Today on #sciencedeskdigs we learn the story of how a request for an old map lead GIP guest scientist, Reba McCracken, to a trove of detailed field notes, maps, and cross sections of geologic features in national parks from the 30s and 40s.
What is it?
This is a hand-drawn geologic cross section and field notes from the collection of Philip Burke King (P.B. King), a field geologist from the 1930s. The first geologists to survey our National Parks often did so on foot or horseback. When P.B. King first described the geology of the Guadalupe Mountains, even cameras were cumbersome, and he often ended up drawing what he saw by hand. He drew countless geologic cross sections, maps, and panoramas. In his notebooks, he described the different geologic units he found in neat calligraphy, filling hundreds of pages with details that modern NPS geologists still reference.

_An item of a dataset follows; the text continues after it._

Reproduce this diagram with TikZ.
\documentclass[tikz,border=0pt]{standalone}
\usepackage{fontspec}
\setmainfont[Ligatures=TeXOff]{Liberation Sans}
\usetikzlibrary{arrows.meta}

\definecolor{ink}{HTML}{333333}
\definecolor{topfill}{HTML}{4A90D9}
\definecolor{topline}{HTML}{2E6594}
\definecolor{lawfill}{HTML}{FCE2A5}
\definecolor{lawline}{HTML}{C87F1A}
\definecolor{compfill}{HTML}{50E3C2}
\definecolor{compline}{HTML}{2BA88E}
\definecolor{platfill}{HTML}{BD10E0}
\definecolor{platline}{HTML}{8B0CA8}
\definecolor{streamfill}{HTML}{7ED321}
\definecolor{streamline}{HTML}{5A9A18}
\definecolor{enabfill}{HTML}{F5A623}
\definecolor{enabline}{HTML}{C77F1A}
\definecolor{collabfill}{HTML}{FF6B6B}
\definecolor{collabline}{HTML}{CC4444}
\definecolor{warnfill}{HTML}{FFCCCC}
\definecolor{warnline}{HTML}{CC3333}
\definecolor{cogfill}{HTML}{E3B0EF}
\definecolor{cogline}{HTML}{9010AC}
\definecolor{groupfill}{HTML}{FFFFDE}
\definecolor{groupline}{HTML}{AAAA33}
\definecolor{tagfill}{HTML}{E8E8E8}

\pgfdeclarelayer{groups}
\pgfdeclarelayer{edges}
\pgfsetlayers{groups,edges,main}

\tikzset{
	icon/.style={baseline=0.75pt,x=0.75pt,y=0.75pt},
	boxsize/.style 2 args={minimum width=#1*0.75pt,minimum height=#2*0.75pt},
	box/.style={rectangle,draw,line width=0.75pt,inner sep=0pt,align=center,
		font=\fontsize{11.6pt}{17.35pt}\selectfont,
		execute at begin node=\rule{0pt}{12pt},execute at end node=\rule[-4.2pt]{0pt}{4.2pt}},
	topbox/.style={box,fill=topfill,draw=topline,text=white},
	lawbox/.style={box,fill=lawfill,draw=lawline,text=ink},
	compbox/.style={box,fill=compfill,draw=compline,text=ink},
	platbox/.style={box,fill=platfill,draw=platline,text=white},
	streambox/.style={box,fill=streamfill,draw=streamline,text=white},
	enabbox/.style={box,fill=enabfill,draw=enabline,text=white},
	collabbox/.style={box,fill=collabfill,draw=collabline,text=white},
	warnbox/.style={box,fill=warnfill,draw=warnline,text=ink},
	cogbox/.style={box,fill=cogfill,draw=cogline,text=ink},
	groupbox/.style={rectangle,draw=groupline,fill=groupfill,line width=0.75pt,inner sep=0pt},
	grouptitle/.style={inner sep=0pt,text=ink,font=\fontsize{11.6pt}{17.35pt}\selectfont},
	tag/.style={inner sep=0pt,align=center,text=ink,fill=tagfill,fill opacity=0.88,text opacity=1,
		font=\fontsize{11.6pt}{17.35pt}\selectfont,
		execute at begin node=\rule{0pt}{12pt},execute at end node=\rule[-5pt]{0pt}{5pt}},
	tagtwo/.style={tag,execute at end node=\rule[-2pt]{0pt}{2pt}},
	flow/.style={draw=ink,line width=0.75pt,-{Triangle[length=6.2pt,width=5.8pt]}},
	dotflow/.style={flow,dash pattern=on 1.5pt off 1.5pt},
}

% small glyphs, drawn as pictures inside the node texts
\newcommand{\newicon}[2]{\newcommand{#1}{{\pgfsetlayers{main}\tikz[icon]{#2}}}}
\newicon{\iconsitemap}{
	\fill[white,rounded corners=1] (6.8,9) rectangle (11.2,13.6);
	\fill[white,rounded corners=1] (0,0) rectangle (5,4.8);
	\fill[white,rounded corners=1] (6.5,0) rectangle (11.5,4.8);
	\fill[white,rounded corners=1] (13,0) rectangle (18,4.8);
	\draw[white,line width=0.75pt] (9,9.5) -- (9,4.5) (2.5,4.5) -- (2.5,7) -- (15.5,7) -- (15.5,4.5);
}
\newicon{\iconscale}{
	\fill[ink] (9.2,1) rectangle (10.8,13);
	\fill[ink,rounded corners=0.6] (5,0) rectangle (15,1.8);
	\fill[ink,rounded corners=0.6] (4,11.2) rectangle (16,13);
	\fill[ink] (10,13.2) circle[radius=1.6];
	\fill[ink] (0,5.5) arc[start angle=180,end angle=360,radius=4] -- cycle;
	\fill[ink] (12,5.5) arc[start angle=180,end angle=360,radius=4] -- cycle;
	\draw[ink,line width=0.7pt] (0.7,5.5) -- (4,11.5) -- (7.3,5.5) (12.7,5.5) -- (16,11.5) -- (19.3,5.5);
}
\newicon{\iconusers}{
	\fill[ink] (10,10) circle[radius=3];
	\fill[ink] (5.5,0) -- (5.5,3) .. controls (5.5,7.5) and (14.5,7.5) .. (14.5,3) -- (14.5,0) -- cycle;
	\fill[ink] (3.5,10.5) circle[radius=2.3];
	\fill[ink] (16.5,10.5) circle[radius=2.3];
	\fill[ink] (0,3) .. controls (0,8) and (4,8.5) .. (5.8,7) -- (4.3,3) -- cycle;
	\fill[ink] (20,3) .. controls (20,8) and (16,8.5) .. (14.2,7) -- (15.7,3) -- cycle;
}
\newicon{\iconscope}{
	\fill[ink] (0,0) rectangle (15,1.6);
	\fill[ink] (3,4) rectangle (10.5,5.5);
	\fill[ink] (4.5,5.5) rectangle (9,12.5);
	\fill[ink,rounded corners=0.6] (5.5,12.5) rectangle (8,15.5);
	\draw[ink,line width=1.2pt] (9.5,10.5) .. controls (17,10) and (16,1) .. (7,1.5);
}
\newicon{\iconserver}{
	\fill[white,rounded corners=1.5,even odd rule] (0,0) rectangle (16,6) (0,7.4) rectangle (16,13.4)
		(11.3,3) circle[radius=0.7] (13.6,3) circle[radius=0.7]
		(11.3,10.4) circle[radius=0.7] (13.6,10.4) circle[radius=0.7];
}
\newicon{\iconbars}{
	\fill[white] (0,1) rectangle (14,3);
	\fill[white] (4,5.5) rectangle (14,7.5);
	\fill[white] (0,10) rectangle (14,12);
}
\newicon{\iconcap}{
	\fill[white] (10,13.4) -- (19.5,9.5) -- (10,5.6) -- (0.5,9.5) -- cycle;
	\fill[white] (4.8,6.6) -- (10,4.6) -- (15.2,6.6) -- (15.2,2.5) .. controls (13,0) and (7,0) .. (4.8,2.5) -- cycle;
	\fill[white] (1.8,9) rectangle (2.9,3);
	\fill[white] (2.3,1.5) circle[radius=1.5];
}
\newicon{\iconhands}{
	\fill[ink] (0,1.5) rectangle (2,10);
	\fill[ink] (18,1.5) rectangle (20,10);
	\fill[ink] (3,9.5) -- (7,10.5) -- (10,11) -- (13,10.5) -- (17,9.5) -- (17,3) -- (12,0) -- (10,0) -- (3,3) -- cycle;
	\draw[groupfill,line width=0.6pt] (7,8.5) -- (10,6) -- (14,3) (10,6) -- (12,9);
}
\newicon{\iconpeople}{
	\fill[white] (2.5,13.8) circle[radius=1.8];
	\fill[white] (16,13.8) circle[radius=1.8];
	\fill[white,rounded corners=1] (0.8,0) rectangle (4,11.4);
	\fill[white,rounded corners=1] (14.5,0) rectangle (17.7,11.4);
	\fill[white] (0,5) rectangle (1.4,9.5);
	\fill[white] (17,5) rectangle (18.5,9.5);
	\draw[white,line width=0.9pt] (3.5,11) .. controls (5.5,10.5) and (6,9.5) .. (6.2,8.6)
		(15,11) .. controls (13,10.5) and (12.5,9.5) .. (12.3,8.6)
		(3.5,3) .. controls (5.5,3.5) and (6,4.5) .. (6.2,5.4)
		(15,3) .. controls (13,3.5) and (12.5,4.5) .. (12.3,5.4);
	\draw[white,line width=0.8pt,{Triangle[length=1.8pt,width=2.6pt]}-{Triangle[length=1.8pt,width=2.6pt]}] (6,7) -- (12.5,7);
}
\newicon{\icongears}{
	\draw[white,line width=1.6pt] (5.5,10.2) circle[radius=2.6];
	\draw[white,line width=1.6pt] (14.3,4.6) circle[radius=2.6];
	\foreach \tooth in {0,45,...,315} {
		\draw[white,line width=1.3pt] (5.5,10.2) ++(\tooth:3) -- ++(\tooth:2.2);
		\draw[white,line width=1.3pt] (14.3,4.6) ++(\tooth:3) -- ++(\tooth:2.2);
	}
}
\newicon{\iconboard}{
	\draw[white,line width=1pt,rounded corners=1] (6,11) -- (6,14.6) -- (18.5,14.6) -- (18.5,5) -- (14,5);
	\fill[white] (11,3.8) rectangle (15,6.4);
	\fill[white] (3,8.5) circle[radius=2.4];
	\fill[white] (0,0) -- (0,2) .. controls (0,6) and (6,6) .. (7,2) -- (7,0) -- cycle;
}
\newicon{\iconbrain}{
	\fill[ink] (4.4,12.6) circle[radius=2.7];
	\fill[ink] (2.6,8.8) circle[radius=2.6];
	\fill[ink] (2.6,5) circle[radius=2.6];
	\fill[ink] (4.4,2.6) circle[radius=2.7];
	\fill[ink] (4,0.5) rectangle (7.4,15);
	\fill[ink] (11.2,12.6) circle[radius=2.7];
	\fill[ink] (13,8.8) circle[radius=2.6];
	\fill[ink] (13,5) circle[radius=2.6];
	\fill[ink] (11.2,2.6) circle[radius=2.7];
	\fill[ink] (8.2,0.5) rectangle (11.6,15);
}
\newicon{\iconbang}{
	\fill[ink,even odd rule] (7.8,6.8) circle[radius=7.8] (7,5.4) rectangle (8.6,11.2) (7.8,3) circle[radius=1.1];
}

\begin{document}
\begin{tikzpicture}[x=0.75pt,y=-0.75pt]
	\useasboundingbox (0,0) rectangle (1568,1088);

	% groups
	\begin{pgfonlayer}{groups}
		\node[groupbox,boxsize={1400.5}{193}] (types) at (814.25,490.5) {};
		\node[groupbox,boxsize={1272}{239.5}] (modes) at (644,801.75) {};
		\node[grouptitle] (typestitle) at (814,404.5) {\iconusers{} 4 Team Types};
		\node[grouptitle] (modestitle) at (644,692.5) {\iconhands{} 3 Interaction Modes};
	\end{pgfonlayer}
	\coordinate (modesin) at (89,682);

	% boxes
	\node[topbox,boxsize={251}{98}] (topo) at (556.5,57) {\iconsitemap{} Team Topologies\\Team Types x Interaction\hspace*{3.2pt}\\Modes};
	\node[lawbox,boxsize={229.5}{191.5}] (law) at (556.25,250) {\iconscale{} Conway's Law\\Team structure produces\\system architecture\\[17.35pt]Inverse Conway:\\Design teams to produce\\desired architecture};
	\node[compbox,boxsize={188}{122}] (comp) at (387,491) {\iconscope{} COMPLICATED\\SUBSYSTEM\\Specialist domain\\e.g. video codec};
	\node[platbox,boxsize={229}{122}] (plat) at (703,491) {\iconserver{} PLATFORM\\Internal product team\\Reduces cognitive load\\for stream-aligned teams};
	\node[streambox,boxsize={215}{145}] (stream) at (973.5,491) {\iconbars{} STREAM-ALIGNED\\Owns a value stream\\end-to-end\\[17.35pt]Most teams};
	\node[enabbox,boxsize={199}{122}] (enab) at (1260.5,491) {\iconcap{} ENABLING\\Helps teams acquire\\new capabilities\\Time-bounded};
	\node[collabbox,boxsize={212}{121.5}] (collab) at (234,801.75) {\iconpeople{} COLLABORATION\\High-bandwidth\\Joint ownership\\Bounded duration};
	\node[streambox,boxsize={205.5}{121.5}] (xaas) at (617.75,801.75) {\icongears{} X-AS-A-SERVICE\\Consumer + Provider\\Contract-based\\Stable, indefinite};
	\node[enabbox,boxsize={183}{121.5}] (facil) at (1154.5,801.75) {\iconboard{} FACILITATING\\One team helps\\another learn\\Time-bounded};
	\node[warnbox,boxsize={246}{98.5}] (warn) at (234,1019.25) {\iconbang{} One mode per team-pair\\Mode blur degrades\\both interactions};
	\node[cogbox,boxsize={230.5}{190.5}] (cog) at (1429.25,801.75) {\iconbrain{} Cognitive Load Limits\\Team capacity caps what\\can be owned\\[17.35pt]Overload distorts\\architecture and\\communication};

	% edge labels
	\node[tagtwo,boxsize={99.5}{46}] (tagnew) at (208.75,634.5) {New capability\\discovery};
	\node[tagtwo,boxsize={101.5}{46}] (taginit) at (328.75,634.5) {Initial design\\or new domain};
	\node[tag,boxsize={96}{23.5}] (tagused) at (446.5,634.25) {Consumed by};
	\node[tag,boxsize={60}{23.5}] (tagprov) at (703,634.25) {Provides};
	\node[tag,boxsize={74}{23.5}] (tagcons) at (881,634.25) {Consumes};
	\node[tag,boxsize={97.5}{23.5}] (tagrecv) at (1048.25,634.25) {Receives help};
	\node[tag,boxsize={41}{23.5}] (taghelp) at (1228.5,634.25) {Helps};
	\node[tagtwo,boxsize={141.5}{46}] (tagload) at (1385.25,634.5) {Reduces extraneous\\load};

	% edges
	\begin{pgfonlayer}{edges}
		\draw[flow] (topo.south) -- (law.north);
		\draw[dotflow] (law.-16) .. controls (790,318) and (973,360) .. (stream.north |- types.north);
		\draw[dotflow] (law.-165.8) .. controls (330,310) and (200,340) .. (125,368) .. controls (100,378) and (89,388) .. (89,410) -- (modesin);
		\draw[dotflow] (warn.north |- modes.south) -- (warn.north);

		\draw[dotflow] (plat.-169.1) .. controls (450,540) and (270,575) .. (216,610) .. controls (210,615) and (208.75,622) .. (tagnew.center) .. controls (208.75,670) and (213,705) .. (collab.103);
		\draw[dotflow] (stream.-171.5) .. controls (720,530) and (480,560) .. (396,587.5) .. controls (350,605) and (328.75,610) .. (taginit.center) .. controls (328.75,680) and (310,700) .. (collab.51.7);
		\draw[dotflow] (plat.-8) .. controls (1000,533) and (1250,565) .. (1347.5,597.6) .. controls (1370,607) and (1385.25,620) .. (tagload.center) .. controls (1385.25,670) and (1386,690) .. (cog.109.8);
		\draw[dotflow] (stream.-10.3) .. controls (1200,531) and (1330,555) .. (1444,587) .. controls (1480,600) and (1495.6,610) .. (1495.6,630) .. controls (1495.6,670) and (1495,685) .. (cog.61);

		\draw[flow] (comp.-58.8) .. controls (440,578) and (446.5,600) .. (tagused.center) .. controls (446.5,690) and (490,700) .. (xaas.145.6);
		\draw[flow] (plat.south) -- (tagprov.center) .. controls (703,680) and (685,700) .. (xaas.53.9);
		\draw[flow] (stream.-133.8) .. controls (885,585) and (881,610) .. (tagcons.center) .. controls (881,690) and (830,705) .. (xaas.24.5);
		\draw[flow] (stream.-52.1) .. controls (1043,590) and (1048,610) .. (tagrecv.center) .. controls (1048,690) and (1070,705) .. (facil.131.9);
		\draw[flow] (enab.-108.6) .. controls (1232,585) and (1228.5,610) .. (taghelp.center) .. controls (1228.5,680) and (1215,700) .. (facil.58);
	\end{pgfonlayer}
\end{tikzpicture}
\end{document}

His field notes are safeguarded in the USGS archives in Lakewood, CO, and spend most of their time in storage, but I got to dust them off to save them digitally. Going through these notebooks gave me a feel for how geoscience has evolved over the past 80 years. Modern geologists now use computer-based analysis and fieldwork today often involves GPS units, digital cameras, and other kinds of technology but P.B King had such painstaking attention to detail that his work is still relevant today. I would love to take his maps and panoramas back to the sites where he drew them to see how they have changed.